PVS Strategies for Proving Abstraction Properties of Automata

Abstractions are important in specifying and proving properties of complex systems. To prove that a given automaton implements an abstract specification automaton, one must first find the correct abstraction relation between the states of the automata, and then show that this relation is preserved by all corresponding action sequences of the two automata. This paper describes tool support based on the PVS theorem prover that can help users accomplish the second task, in other words, in proving a candidate abstraction relation correct. This tool support relies on a clean and uniform technique for defining abstraction properties relating automata that uses library theories for defining abstraction relations and templates for specifying automata and abstraction theorems.

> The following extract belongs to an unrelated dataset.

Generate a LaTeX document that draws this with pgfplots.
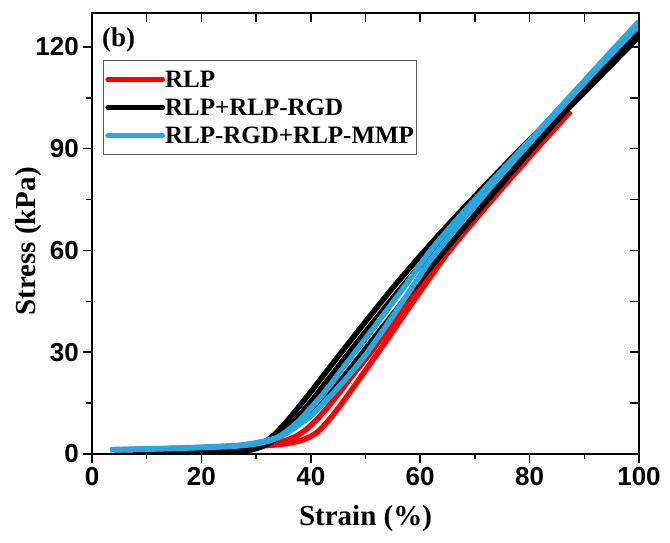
\documentclass[border=0pt]{standalone}
\usepackage{pgfplots}
\pgfplotsset{compat=1.18}
\usepackage{fontspec}
\setmainfont{Liberation Serif}
\setsansfont{Liberation Sans}
\definecolor{cblue}{RGB}{41,168,222}
\definecolor{cred}{RGB}{255,0,0}
\begin{document}
\begin{tikzpicture}
\path[use as bounding box] (-92pt,-89pt) rectangle (578pt,454pt);
\pgfplotsset{
  common/.style={
    at={(0pt,0pt)}, anchor=south west,
    scale only axis, width=547pt, height=441pt,
    xmin=0, xmax=100, ymin=0, ymax=130,
    xtick={0,20,40,60,80,100}, ytick={0,30,60,90,120},
    minor x tick num=1, minor y tick num=1,
    axis line style={line width=1.6pt},
    every tick/.style={line width=1.6pt, black},
    every minor tick/.style={line width=1.6pt, black},
  }
}
\begin{axis}[common,
  xtick pos=lower, ytick pos=left, tick align=outside,
  major tick length=9pt, minor tick length=5.5pt,
  /pgf/number format/assume math mode=true,
  ticklabel style={font=\fontsize{26}{26}\selectfont\sffamily\bfseries, inner sep=0pt},
  xticklabel style={yshift=-4pt},
  yticklabel style={xshift=-4pt},
  xlabel={Strain (\%)},
  ylabel={Stress (kPa)},
  xlabel style={at={(axis description cs:0.5,0)}, anchor=base, yshift=-71.7pt, inner sep=0pt, font=\fontsize{29}{29}\selectfont\bfseries},
  ylabel style={at={(axis description cs:0,0.482)}, anchor=base, yshift=56.5pt, inner sep=0pt, font=\fontsize{29}{29}\selectfont\bfseries},
  legend style={at={(axis description cs:0.0201,0.8934)}, anchor=north west,
    draw=black!65, line width=0.8pt, inner xsep=2pt, inner ysep=10.5pt,
    font=\fontsize{25}{25}\selectfont\bfseries,
    row sep=11pt,
    nodes={inner sep=0pt, text height=17pt, text depth=0pt}},
  legend cell align=left,
  legend image code/.code={\path[draw=none, fill=none] (0pt,-8.5pt) rectangle (55pt,8.5pt);\draw[#1, line width=4.7pt, line cap=round] (0pt,0pt) -- (55pt,0pt);},
  every axis plot/.append style={line width=5.5pt, line join=round, smooth, tension=0.4},
]
% RLP
\addplot[cred, forget plot] coordinates {(4,1.2)(10,1.4)(20,1.8)(28,2.2)(32,2.8)(35,3.8)(37,5.0)(39,7.0)(41,10.0)(43,13.6)(45,17.6)(47,21.9)(49,26.0)(51,30.0)(54,36.6)(57,43.2)(60,50.0)(63,56.3)(67,64.6)(71,72.6)(75,80.6)(80,90.0)(84,97.5)};
\addplot[cred] coordinates {(4,1.1)(10,1.3)(20,1.7)(28,2.1)(33,2.6)(36,3.2)(38,3.9)(39.5,4.8)(41,6.2)(42.2,8.0)(43.4,10.2)(44.5,12.4)(45.8,15.2)(48,20.1)(52,29.2)(55,36.2)(58,43.3)(61,50.2)(65,59.2)(70,69.0)(75,78.4)(80,87.6)(85,96.6)(87.5,101.0)};
\addlegendentry{RLP}
% RLP+RLP-RGD
\addplot[black] coordinates {(7.5,0.2)(15,0.3)(22,0.5)(26,0.9)(29,1.8)(31,3.0)(33,5.2)(35,8.5)(37,12.3)(40,18.3)(43,24.6)(46,30.8)(50,39.0)(55,49.0)(60,58.4)(65,67.4)(70,76.0)(75,84.4)(80,92.6)(85,100.6)(90,108.6)(95,116.6)(100,124.6)};
\addlegendentry{RLP+RLP-RGD}
\addplot[black, forget plot] coordinates {(8,0.1)(15,0.2)(22,0.3)(26,0.6)(29,1.2)(31,2.2)(33,3.8)(35,6.5)(37,9.8)(40,15.4)(43,21.6)(46,27.8)(50,36.0)(55,46.0)(60,55.6)(65,64.8)(70,73.6)(75,82.1)(80,90.4)(85,98.5)(90,106.6)(95,114.8)(100,123.0)};
\addplot[black, forget plot] coordinates {(8,0.1)(20,0.3)(27,0.8)(31,2.2)(34,4.8)(37,8.4)(40,12.0)(43,17.0)(46,22.8)(50,31.0)(55,41.2)(60,51.2)(65,61.0)(70,70.5)(75,79.9)(80,89.2)(85,98.3)(90,107.2)(95,116.0)(100,124.6)};
% RLP-RGD+RLP-MMP
\addplot[cblue] coordinates {(3.3,1.3)(10,1.5)(20,2.0)(27,2.6)(30,3.3)(32,4.0)(34,5.0)(36,7.2)(38,10.0)(40,13.6)(42,17.2)(44,21.3)(46,25.6)(48,29.8)(50,34.0)(53,40.4)(56,46.9)(59,53.5)(62,60.2)(66,67.8)(70,75.0)(75,83.7)(80,92.4)(85,101.2)(90,110.0)(95,118.8)(100,127.5)};
\addlegendentry{RLP-RGD+RLP-MMP}
\addplot[cblue, forget plot] coordinates {(4,1.2)(10,1.4)(20,1.9)(27,2.4)(30,3.0)(32,3.7)(34,4.8)(36,6.6)(38,8.8)(40,11.2)(42,14.4)(44,17.8)(46,21.4)(48,25.2)(50,29.2)(53,36.0)(56,43.0)(59,50.3)(62,57.4)(66,65.4)(70,73.2)(75,82.6)(80,91.7)(85,100.6)(90,109.4)(95,118.0)(100,126.4)};
\node[anchor=base west, inner sep=0pt, font=\fontsize{27}{27}\selectfont\bfseries] at (axis description cs:0.0183,0.9229) {(b)};
\end{axis}
\begin{axis}[common,
  xtick pos=upper, ytick pos=right, tick align=inside,
  major tick length=9pt, minor tick length=9pt,
  xticklabels={}, yticklabels={},
]
\end{axis}
\end{tikzpicture}
\end{document}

The paper then describes how the templates and theories allow development of generic, high level PVS strategies that aid in the mechanization of abstraction proofs. These strategies first set up the standard subgoals for the abstraction proofs and then execute the standard initial proof steps for these subgoals, thus making the process of proving abstraction properties in PVS more automated. With suitable supplementary strategies to implement the “natural” proof steps needed to complete the proofs of any of the standard subgoals remaining to be proved, the abstraction proof strategies can form part of a set of mechanized proof steps that can be used interactively to translate high level proof sketches into PVS proofs. Using timed I/O automata examples taken from the literature, this paper illustrates use of the templates, theories, and strategies described to specify and prove two types of abstraction property: refinement and forward simulation.